Some might take that optimism as a contrary indicator, saying that a top can not be called until optimism is at a peak. Reading investor psychology is always controversial but very relevant in any market.
Bull charge
My feeling is that having all this optimism among investors suggests that there will be one last share spike in this bear market rally, or cyclical bull if you prefer that nomenclature. It is a question of judging the animal spirits right: look that bull in the eye, does it have one last charge left?
So put yourself in the seat of these optimists, indeed you might be among them as they are clearly numerous. Would you not see a market pull back as an opportunity to jump back in and ride this bull higher?
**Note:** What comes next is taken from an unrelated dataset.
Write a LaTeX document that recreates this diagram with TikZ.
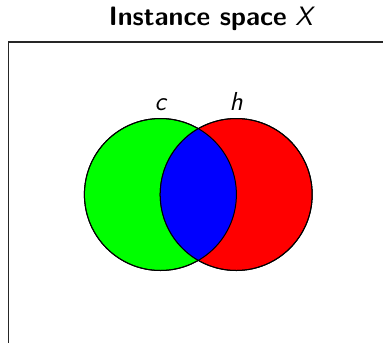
\documentclass[tikz,border=0pt]{standalone}
\usepackage{tikz}
\usetikzlibrary{positioning}

\begin{document}
\begin{tikzpicture}[
    x=0.5pt, y=-0.5pt,
    every node/.style={font=\sffamily\fontsize{13.3}{16}\selectfont},
    region/.style={draw=black, circle, minimum size=76pt, inner sep=0pt, line width=0.5pt},
    setlabel/.style={font=\sffamily\itshape\fontsize{13}{16}\selectfont},
    frame/.style={draw=black!85, line width=0.6pt}
]
\useasboundingbox (0,0) rectangle (383,342);

% instance space
\node (title) [anchor=base] at (212,26) {\textbf{Instance space} \textit{X}};
\draw [frame] (8.3,42) rectangle (420,380);

% the two sets
\node (cset) [region, fill=green] at (160.4,194.5) {};
\node (hset) [region, fill=red] at (236.2,194.5) {};
\begin{scope}
    \clip (cset.center) circle (38pt);
    \fill [blue] (hset.center) circle (38pt);
\end{scope}
\draw [line width=0.5pt] (cset.center) circle (38pt);
\draw [line width=0.5pt] (hset.center) circle (38pt);

\node (clabel) [setlabel, above=0pt of cset] {c};
\node (hlabel) [setlabel, above=0pt of hset] {h};

\end{tikzpicture}
\end{document}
Assuming that enough of your fellow bulls also decided to charge then this could end up looking something like a minor stampede. And there is nothing like one bull tipping off another to reinforce a trend.
So that would give us a short and powerful move upwards after what could be interpreted as a necessary correction in a cyclical bull market.
However, if you remain in the secular bear market camp then this should be seen as a terminal blow-off, which is actually exactly what you would expect to see at the end of such a sharp rally, and has been seen many times before.
Historical precedent
It will be no different this time, and the smart guys will be the ones using this cue either to exit the markets and sit in cash, or to short the whole thing.
For going back to fundamentals: there is no economic recovery. The market has priced in a recovery. Once the market realizes its error of optimism then there is going to be one almighty crash to an error of pessimism position.
Do you want to be on the right side of this curve?